Film, Hindi, Review


Two cops – one grim and grouchy seen it all from India (John Abraham), the other a bumbling but enthusiastic rookie based in the Middle East (Varun Dhawan). A crooked bookie in debt (Akshaye Khanna) who has a star Indian cricketer (Saqib Saleem) kidnapped before the big India-Pakistan final. And a drug addict turned pick pocket (Jacqueline Fernandez) to add some glamor and semblance of a love story. In other words, a wannabe cop buddy action film that tries to Bollywoodize the Hollywood summer blockbuster but is unable to quite pull it off.

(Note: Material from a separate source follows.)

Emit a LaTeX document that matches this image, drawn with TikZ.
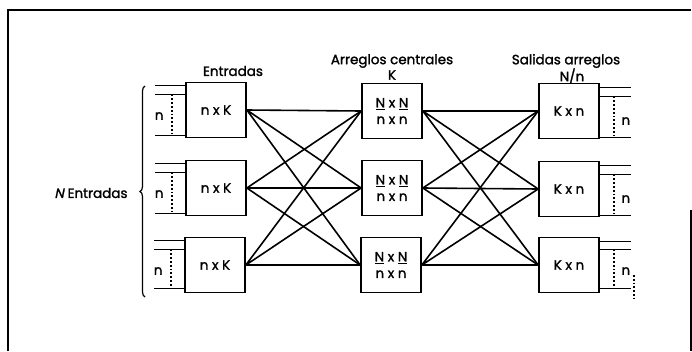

Dishoom could have been a cracking fun adventure with the elements it has at its disposal. The trouble is they’ve been put together rather sketchily with few twists and turns. A bromance film of this sort has its tropes and is pretty predictable. It therefore needs much more thought and a lot more work on its screenplay to reinvent and freshen up the genre. And admittedly, the film had an interesting enough premise of two-opposites-that-attract cops working to trace India’s missing Virat Kohli-like star batsman in the Middle East. It should have kept you engaged and got the adrenaline pumping.  Sadly, Dishoom is badly written and weakly plotted, particularly in its second half, which all but kills the film.

Extremely poor performances from the hulk-like wooden John Abraham, the looks-good-but-can’t-act-to-save-her-life Jacqueline Fernandez and a surprisingly impactless Akshaye Khanna bring the film down further. Even a special appearance from the now slim and perky Parineeti Chopra (I prefer her chubbier look) doesn’t amount to much. In terms of style and treatment, one can only hope that the oft-repeated, cliché-ridden shots of our heroes waking in slow motion die a painful and torturous death with this film.

On the positive side – there are some elements the film does get right – a surprisingly effective Varun Dhawan, actually showing some good comic timing, for one. Throw in a couple of  well-executed stylish action sequences, a typically catchy Pritam composition (Sau Tarah Ke), and above all, freaky cameos by Akshay Kumar and Satish Kaushik. Else, the film, rather weakly directed by Rohit Dhawan, would have been a write off. And yes, on the technical side, it is well mounted with some polished camerawork.

Overall, Dishoom is time-pass enough in its better moments but has little going for it otherwise.